## Task to complete
Leave out the pictures and repeat exactly the lines between the one containing "Convert this chart to matplotlib code." and the one containing "edgecolor='#8c8c8c', linewidth=1.5))", inclusive.

[Charts and diagrams as code]
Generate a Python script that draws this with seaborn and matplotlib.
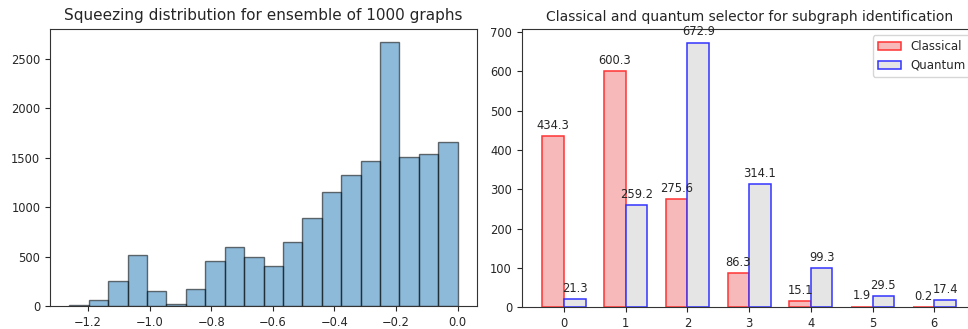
import numpy as np
import pandas as pd
import matplotlib
matplotlib.use("Agg")
import matplotlib.pyplot as plt
import seaborn as sns

# Left: histogram of squeezing values (bin edges and counts)
bin_edges = list(np.linspace(-1.26, 0.0, 21))
bin_counts = [10, 61, 253, 513, 149, 24, 176, 459, 601, 500,
              409, 642, 888, 1149, 1328, 1470, 2669, 1507, 1534, 1662]

# Right: grouped bars
categories = [0, 1, 2, 3, 4, 5, 6]
classical = [434.3, 600.3, 275.6, 86.3, 15.1, 1.9, 0.2]
quantum = [21.3, 259.2, 672.9, 314.1, 99.3, 29.5, 17.4]

sns.set_style("ticks")
plt.rcParams['font.family'] = ['DejaVu Sans']

fig = plt.figure(figsize=(9.68, 3.29), dpi=100)
ax1 = fig.add_axes([0.0517, 0.0699, 0.4411, 0.8429])
ax2 = fig.add_axes([0.539, 0.066, 0.4698, 0.845])

centers = [(bin_edges[i] + bin_edges[i + 1]) / 2 for i in range(len(bin_counts))]
hdf = pd.DataFrame({"x": centers, "w": bin_counts})
sns.histplot(data=hdf, x="x", weights="w", bins=bin_edges, ax=ax1,
             color="#1f77b4", alpha=0.5, edgecolor=(0, 0, 0, 0.55), linewidth=1.0)
ax1.set_xlabel("")
ax1.set_ylabel("")
ax1.set_title("Squeezing distribution for ensemble of 1000 graphs", fontsize=11)
ax1.set_xlim(-1.323, 0.063)
ax1.set_ylim(0, max(bin_counts) * 1.05)
ax1.set_xticks([-1.2, -1.0, -0.8, -0.6, -0.4, -0.2, 0.0])
ax1.set_xticklabels(["\u22121.2", "\u22121.0", "\u22120.8", "\u22120.6", "\u22120.4", "\u22120.2", "0.0"])
ax1.set_yticks([0, 500, 1000, 1500, 2000, 2500])
ax1.tick_params(labelsize=8.3)

bdf = pd.DataFrame({
    "cat": categories * 2,
    "val": classical + quantum,
    "kind": ["Classical"] * len(categories) + ["Quantum"] * len(categories),
})
sns.barplot(data=bdf, x="cat", y="val", hue="kind", ax=ax2, native_scale=True,
            width=0.7, gap=0,
            palette={"Classical": "#f7b9b9", "Quantum": "#e5e5e5"},
            saturation=1, legend=True)
edge_map = {"Classical": "#ff3333", "Quantum": "#3333ff"}
for cont, name in zip(ax2.containers, ["Classical", "Quantum"]):
    for bar in cont:
        bar.set_edgecolor(edge_map[name])
        bar.set_linewidth(1.1)
    for bar in cont:
        h = bar.get_height()
        ax2.annotate(f"{h}", xy=(bar.get_x() + bar.get_width() / 2, h),
                     xytext=(0, 3), textcoords="offset points",
                     ha="center", va="bottom", fontsize=8.3)
ax2.set_xlabel("")
ax2.set_ylabel("")
ax2.set_title("Classical and quantum selector for subgraph identification", fontsize=10)
ax2.set_xlim(-0.685, 6.685)
ax2.set_ylim(0, max(quantum) * 1.05)
ax2.set_xticks(categories)
ax2.set_yticks([0, 100, 200, 300, 400, 500, 600, 700])
ax2.tick_params(labelsize=8.3)
leg = ax2.legend(loc="upper right", fontsize=8.5, title=None)
for hnd, name in zip(leg.legend_handles, ["Classical", "Quantum"]):
    hnd.set_edgecolor(edge_map[name])
    hnd.set_linewidth(1.1)

for ax in (ax1, ax2):
    for s in ax.spines.values():
        s.set_visible(True)
        s.set_color("#333333")

fig.savefig("out.png", dpi=100)
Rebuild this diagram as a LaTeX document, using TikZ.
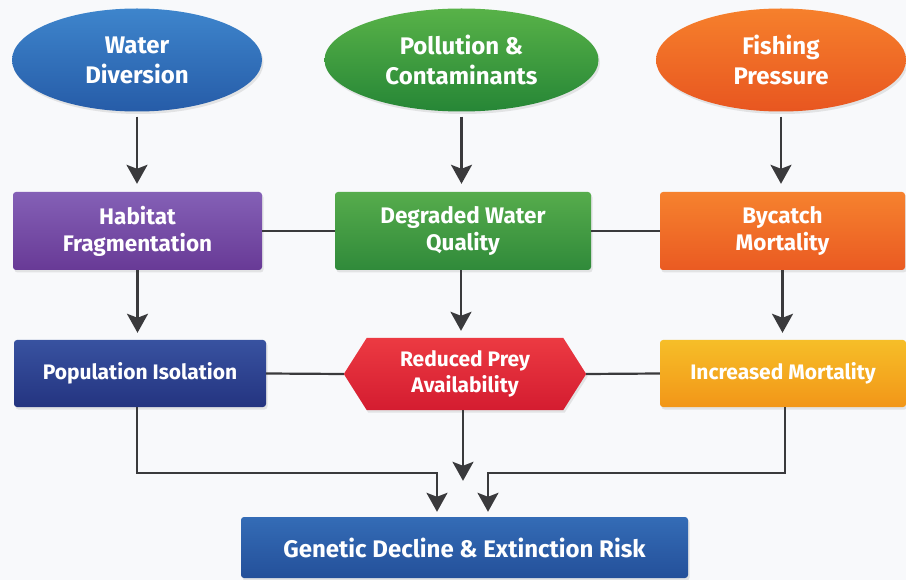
\documentclass[tikz,border=0pt]{standalone}
\usepackage{fontspec}
\setmainfont{Fira Sans}
\usetikzlibrary{shapes.geometric,arrows.meta,shadows}
\definecolor{bgc}{HTML}{F8F9FB}
\definecolor{arrc}{HTML}{3A3A3C}
\begin{document}
\begin{tikzpicture}[x=1pt,y=-1pt,
  lbl/.style={text=white,font=\fontsize{21}{26}\selectfont\bfseries,align=center,inner sep=0pt},
  big/.style={font=\fontsize{24}{30}\selectfont\bfseries},
  mid/.style={font=\fontsize{22.5}{27}\selectfont\bfseries},
  sh/.style={drop shadow={opacity=0.18,shadow xshift=1.5pt,shadow yshift=-2.5pt}},
  oval/.style={lbl,big,ellipse,sh},
  box/.style={lbl,rectangle,rounded corners=3pt,sh},
  arr/.style={draw=arrc,line width=2.4pt,-{Stealth[length=19pt,width=21pt,inset=4pt]}},
  ln/.style={draw=arrc,line width=2.2pt}]
\fill[bgc] (0,0) rectangle (906,580);
\useasboundingbox (0,0) rectangle (906,580);
% sources
\node[oval,minimum width=250,minimum height=103,bottom color={rgb,255:red,38;green,92;blue,168},top color={rgb,255:red,62;green,133;blue,204}] (wd) at (137,60) {Water\\Diversion};
\node[oval,minimum width=274,minimum height=103,top color={rgb,255:red,88;green,178;blue,72},bottom color={rgb,255:red,38;green,134;blue,54}] (pc) at (461.5,60) {Pollution \&\\Contaminants};
\node[oval,minimum width=250,minimum height=103,top color={rgb,255:red,246;green,128;blue,44},bottom color={rgb,255:red,232;green,86;blue,32}] (fp) at (781,60) {Fishing\\Pressure};
% row 2
\node[box,mid,minimum width=249,minimum height=78,top color={rgb,255:red,132;green,96;blue,182},bottom color={rgb,255:red,104;green,58;blue,150}] (hf) at (137.5,231) {Habitat\\Fragmentation};
\node[box,mid,minimum width=256,minimum height=78,top color={rgb,255:red,86;green,172;blue,76},bottom color={rgb,255:red,48;green,138;blue,58}] (dw) at (463,231) {Degraded Water\\Quality};
\node[box,mid,minimum width=245,minimum height=78,top color={rgb,255:red,246;green,130;blue,46},bottom color={rgb,255:red,234;green,90;blue,34}] (bm) at (782.5,231) {Bycatch\\Mortality};
% row 3
\node[box,minimum width=252,minimum height=67,top color={rgb,255:red,56;green,82;blue,160},bottom color={rgb,255:red,36;green,52;blue,128}] (pi) at (140,373.5) {Population Isolation};
\node[lbl,minimum width=242,minimum height=72] (rp) at (465,374) {};
\path[sh,top color={rgb,255:red,236;green,58;blue,66},bottom color={rgb,255:red,212;green,28;blue,48}]
  (rp.west) -- ([xshift=23pt]rp.north west) -- ([xshift=-23pt]rp.north east) -- (rp.east)
  -- ([xshift=-23pt]rp.south east) -- ([xshift=23pt]rp.south west) -- cycle;
\node[lbl] at (rp.center) {Reduced Prey\\Availability};
\node[box,minimum width=246,minimum height=67,top color={rgb,255:red,246;green,190;blue,40},bottom color={rgb,255:red,242;green,150;blue,24}] (im) at (783,373.5) {Increased Mortality};
% target
\node[box,big,minimum width=447,minimum height=61,top color={rgb,255:red,52;green,108;blue,182},bottom color={rgb,255:red,36;green,80;blue,154}] (gd) at (464.5,547.5) {Genetic Decline \& Extinction Risk};
% connectors
\draw[arr,shorten <=5pt,shorten >=8pt] (wd.south) -- (wd.south |- hf.north);
\draw[arr,shorten <=5pt,shorten >=8pt] (pc.south) -- (pc.south |- dw.north);
\draw[arr,shorten <=5pt,shorten >=8pt] (fp.south) -- (fp.south |- bm.north);
\draw[ln] (hf.east) -- (dw.west);
\draw[ln] (dw.east) -- (bm.west);
\draw[arr,shorten >=7pt] (hf.south) -- (hf.south |- pi.north);
\draw[arr,shorten >=7pt] ([xshift=-2pt]dw.south) -- ([xshift=-2pt]dw.south |- rp.north);
\draw[arr,shorten >=7pt] (bm.south) -- (bm.south |- im.north);
\draw[ln] (pi.east) -- (rp.west);
\draw[ln] (rp.east) -- (im.west);
\coordinate (jl) at (437,473);
\coordinate (jr) at (488,473);
\draw[arr,shorten >=5pt] ([xshift=-3pt]pi.south) |- (jl) -- (jl |- gd.north);
\draw[arr,shorten >=36pt] ([xshift=-2pt]rp.south) -- ([xshift=-2pt]rp.south |- gd.north);
\draw[arr,shorten >=5pt] ([xshift=2pt]im.south) |- (jr) -- (jr |- gd.north);
\end{tikzpicture}
\end{document}
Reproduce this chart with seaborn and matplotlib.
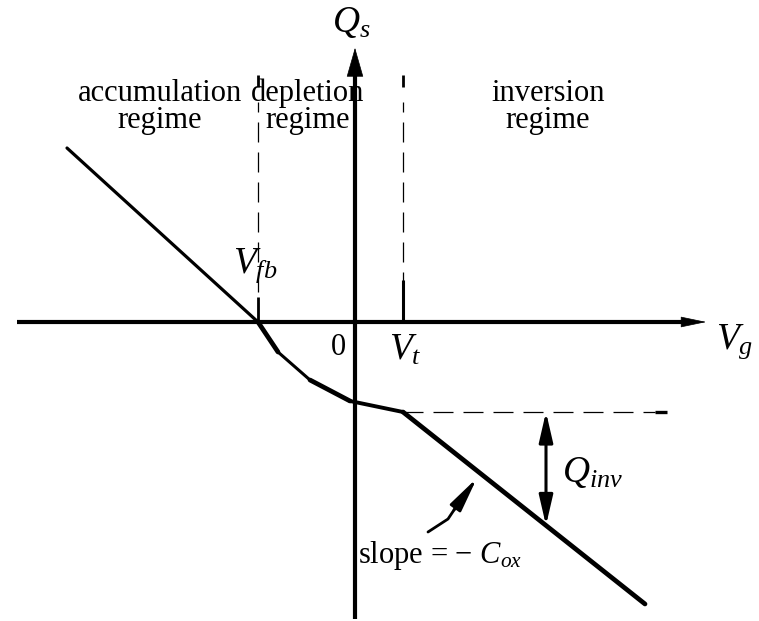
import numpy as np
import pandas as pd
import matplotlib
matplotlib.use("Agg")
import matplotlib.pyplot as plt
import seaborn as sns

sns.set_theme(style="white")
plt.rcParams["font.family"] = ["Liberation Serif", "DejaVu Serif"]
plt.rcParams["text.color"] = "black"
plt.rcParams["mathtext.fontset"] = "custom"
plt.rcParams["mathtext.rm"] = "Liberation Serif"
plt.rcParams["mathtext.it"] = "Liberation Serif:italic"

# Characteristic voltages (arbitrary units)
v_fb = -0.97
v_t = 0.48

# Surface charge vs gate voltage, piecewise segments
seg_vg = [-2.88, -0.97, -0.77, -0.45, -0.05, 0.48, 2.90]
seg_qs = [1.74, 0.00, -0.30, -0.58, -0.79, -0.90, -2.82]
seg_lw = [2.3, 3.4, 2.2, 3.4, 2.8, 3.4]

# Curved pointer to the inversion slope
ptr_x = [0.73, 0.93, 1.22]
ptr_y = [-2.10, -1.97, -1.56]

regime_names = ["accumulation\nregime", "depletion\nregime", "inversion\nregime"]
regime_x = [-1.95, -0.47, 1.93]

fig = plt.figure(figsize=(7.59, 6.21), dpi=100)
ax = fig.add_axes([0, 0, 1, 1])
ax.set_xlim(-3.55, 4.04)
ax.set_ylim(-2.99, 3.22)
ax.axis("off")

# Axes with arrowheads
ax.plot([-3.38, 3.3], [0, 0], color="black", lw=3.0, solid_capstyle="butt")
ax.annotate("", xy=(3.54, 0), xytext=(3.25, 0),
            arrowprops=dict(arrowstyle="-|>,head_length=1.2,head_width=0.25",
                            color="black", lw=0.5, mutation_scale=14))
ax.plot([0, 0], [-2.97, 2.5], color="black", lw=3.0, solid_capstyle="butt")
ax.annotate("", xy=(0, 2.77), xytext=(0, 2.45),
            arrowprops=dict(arrowstyle="-|>,head_length=1.4,head_width=0.4",
                            color="black", lw=0.5, mutation_scale=14))

# Regime boundaries
for xv in (v_fb, v_t):
    ax.plot([xv, xv], [0.0, 2.2], color="black", lw=0.9, ls=(0, (16, 8)))
    ax.plot([xv, xv], [2.35, 2.47], color="black", lw=2.0, solid_capstyle="butt")
ax.plot([v_fb, v_fb], [0.0, 0.25], color="black", lw=2.0, solid_capstyle="butt")
ax.plot([v_t, v_t], [0.0, 0.42], color="black", lw=2.2, solid_capstyle="butt")

# Threshold charge reference line
ax.plot([v_t, 3.0], [seg_qs[5], seg_qs[5]], color="black", lw=0.9, ls=(0, (16, 8)))
ax.plot([3.0, 3.12], [seg_qs[5], seg_qs[5]], color="black", lw=2.4, solid_capstyle="butt")

# Q_s(V_g) curve
for i in range(len(seg_vg) - 1):
    df = pd.DataFrame({"Vg": seg_vg[i:i + 2], "Qs": seg_qs[i:i + 2]})
    sns.lineplot(data=df, x="Vg", y="Qs", ax=ax, color="black",
                 lw=seg_lw[i], sort=False, estimator=None)

# Inversion charge double arrow
x_q = 1.91
slope = (seg_qs[6] - seg_qs[5]) / (seg_vg[6] - seg_vg[5])
y_curve = seg_qs[5] + slope * (x_q - seg_vg[5])
ax.annotate("", xy=(x_q, seg_qs[5]), xytext=(x_q, y_curve),
            arrowprops=dict(arrowstyle="<|-|>,head_length=1.3,head_width=0.3",
                            color="black", lw=2.2, mutation_scale=14,
                            shrinkA=0, shrinkB=0))

# Curved pointer
ax.plot(ptr_x[:2] + [ptr_x[1] + 0.1], ptr_y[:2] + [ptr_y[1] + 0.15],
        color="black", lw=2.0)
ax.annotate("", xy=(ptr_x[2], ptr_y[2]), xytext=(ptr_x[1] + 0.06, ptr_y[1] + 0.09),
            arrowprops=dict(arrowstyle="-|>,head_length=1.5,head_width=0.28",
                            color="black", lw=2.0, mutation_scale=14,
                            shrinkA=0, shrinkB=0))

# Labels
fs = 22
for name, xv in zip(regime_names, regime_x):
    ax.text(xv, 2.15, name, ha="center", va="center", fontsize=fs, linespacing=0.92)

ax.text(-0.04, 3.0, r"$Q_s$", ha="center", va="center", fontsize=27)
ax.text(3.80, -0.20, r"$V_g$", ha="center", va="center", fontsize=27)
ax.text(-1.0, 0.56, r"$V_{fb}$", ha="center", va="center", fontsize=27)
ax.text(-0.17, -0.25, "0", ha="center", va="center", fontsize=fs)
ax.text(0.50, -0.28, r"$V_t$", ha="center", va="center", fontsize=27)
ax.text(2.38, -1.50, r"$Q_{inv}$", ha="center", va="center", fontsize=27)
ax.text(0.03, -2.33, "slope = − $C_{ox}$", ha="left", va="center", fontsize=fs)

fig.savefig("out.png", dpi=100, facecolor="white")
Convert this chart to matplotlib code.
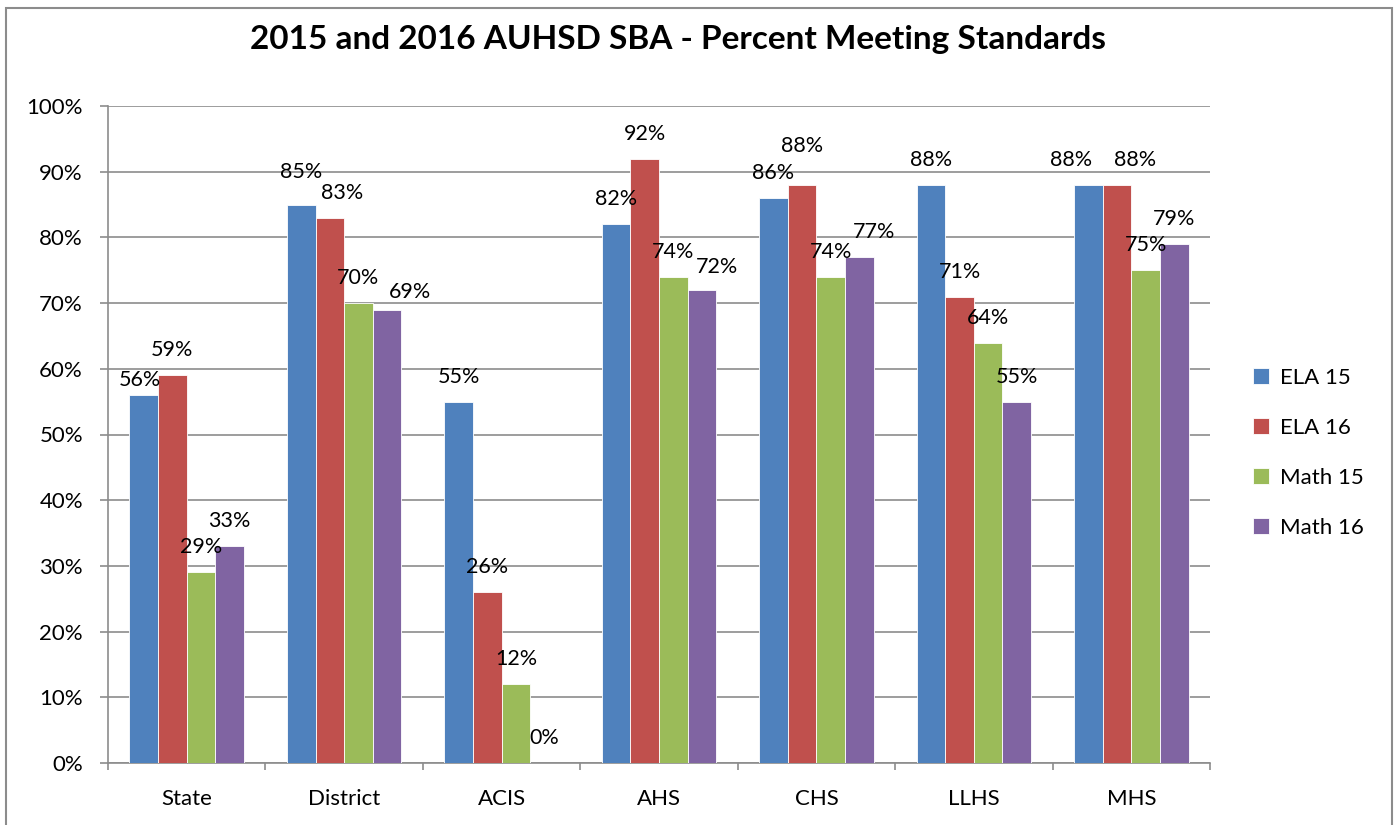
import numpy as np
import matplotlib.pyplot as plt
from matplotlib.patches import Rectangle

plt.rcParams['font.family'] = ['Lato', 'DejaVu Sans']

# Data
schools = ['State', 'District', 'ACIS', 'AHS', 'CHS', 'LLHS', 'MHS']
series = ['ELA 15', 'ELA 16', 'Math 15', 'Math 16']
ela15 = [56, 85, 55, 82, 86, 88, 88]
ela16 = [59, 83, 26, 92, 88, 71, 88]
math15 = [29, 70, 12, 74, 74, 64, 75]
math16 = [33, 69, 0, 72, 77, 55, 79]
colors = ['#4F81BD', '#C0504D', '#9BBB59', '#8064A2']

# label nudges (pixels) where the original moved labels to avoid overlaps
nudge = {
    ('State', 'ELA 15'): (-4, 10),
    ('District', 'ELA 15'): (0, -8),
    ('District', 'ELA 16'): (12, 0),
    ('District', 'Math 16'): (23, 7),
    ('AHS', 'Math 16'): (15, 2),
    ('CHS', 'ELA 16'): (0, -14),
    ('CHS', 'Math 16'): (15, 0),
    ('MHS', 'ELA 15'): (-17, 0),
    ('MHS', 'ELA 16'): (18, 0),
}

W, H = 1397, 825
fig = plt.figure(figsize=(W / 100, H / 100), dpi=100)
ax = fig.add_axes([108 / W, (H - 763) / H, (1210 - 108) / W, (763 - 106) / H])

# outer chart border
fig.patches.append(Rectangle((6 / W, -0.05), (1392 - 6) / W, (H - 8) / H + 0.05,
                             transform=fig.transFigure, fill=False,
                             edgecolor='#8c8c8c', linewidth=1.5))

fs = 16
x = np.arange(len(schools))
bw = 1 / 5.5  # Excel gap width 150%
values = [ela15, ela16, math15, math16]
for i, (name, vals) in enumerate(zip(series, values)):
    pos = x + (i - 1.5) * bw
    ax.bar(pos, vals, width=bw, color=colors[i], edgecolor='white',
           linewidth=0.6, label=name, zorder=3)
    for school, px, v in zip(schools, pos, vals):
        dx, dy = nudge.get((school, name), (0, 0))
        ax.annotate(f'{v}%', (px, v), xytext=(dx * 0.72, (25 - dy) * 0.72),
                    textcoords='offset points', ha='center', va='center',
                    fontsize=15.5, color='black', zorder=4)

ax.set_xlim(-0.5, len(schools) - 0.5)
ax.set_ylim(0, 100)
ax.set_yticks(np.arange(0, 101, 10))
ax.set_yticklabels([f'{t}%' for t in range(0, 101, 10)], fontsize=fs)
ax.yaxis.grid(True, color='#8c8c8c', linewidth=1.2, zorder=0)
ax.set_axisbelow(True)

ax.set_xticks(x)
ax.set_xticklabels(schools, fontsize=fs)
ax.set_xticks(np.arange(-0.5, len(schools)), minor=True)
ax.tick_params(axis='x', which='major', length=0, pad=19)
ax.tick_params(axis='x', which='minor', length=5, color='#8c8c8c', width=1.2)
ax.tick_params(axis='y', length=6, color='#8c8c8c', width=1.2, pad=12)

for s in ['top', 'right']:
    ax.spines[s].set_visible(False)
for s in ['left', 'bottom']:
    ax.spines[s].set_color('#8c8c8c')
    ax.spines[s].set_linewidth(1.2)

fig.text(678 / W, (H - 40) / H, '2015 and 2016 AUHSD SBA - Percent Meeting Standards',
         ha='center', va='center', fontsize=24, fontweight='bold')

leg = ax.legend(loc='center left', bbox_to_anchor=(1233 / W, (H - 453) / H),
                bbox_transform=fig.transFigure, frameon=False, fontsize=fs,
                handlelength=0.7, handleheight=0.7, labelspacing=1.35,
                handletextpad=0.5)

fig.savefig('out.png', dpi=100)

## Task answer
Convert this chart to matplotlib code.
import numpy as np
import matplotlib.pyplot as plt
from matplotlib.patches import Rectangle

plt.rcParams['font.family'] = ['Lato', 'DejaVu Sans']

# Data
schools = ['State', 'District', 'ACIS', 'AHS', 'CHS', 'LLHS', 'MHS']
series = ['ELA 15', 'ELA 16', 'Math 15', 'Math 16']
ela15 = [56, 85, 55, 82, 86, 88, 88]
ela16 = [59, 83, 26, 92, 88, 71, 88]
math15 = [29, 70, 12, 74, 74, 64, 75]
math16 = [33, 69, 0, 72, 77, 55, 79]
colors = ['#4F81BD', '#C0504D', '#9BBB59', '#8064A2']

# label nudges (pixels) where the original moved labels to avoid overlaps
nudge = {
    ('State', 'ELA 15'): (-4, 10),
    ('District', 'ELA 15'): (0, -8),
    ('District', 'ELA 16'): (12, 0),
    ('District', 'Math 16'): (23, 7),
    ('AHS', 'Math 16'): (15, 2),
    ('CHS', 'ELA 16'): (0, -14),
    ('CHS', 'Math 16'): (15, 0),
    ('MHS', 'ELA 15'): (-17, 0),
    ('MHS', 'ELA 16'): (18, 0),
}

W, H = 1397, 825
fig = plt.figure(figsize=(W / 100, H / 100), dpi=100)
ax = fig.add_axes([108 / W, (H - 763) / H, (1210 - 108) / W, (763 - 106) / H])

# outer chart border
fig.patches.append(Rectangle((6 / W, -0.05), (1392 - 6) / W, (H - 8) / H + 0.05,
                             transform=fig.transFigure, fill=False,
                             edgecolor='#8c8c8c', linewidth=1.5))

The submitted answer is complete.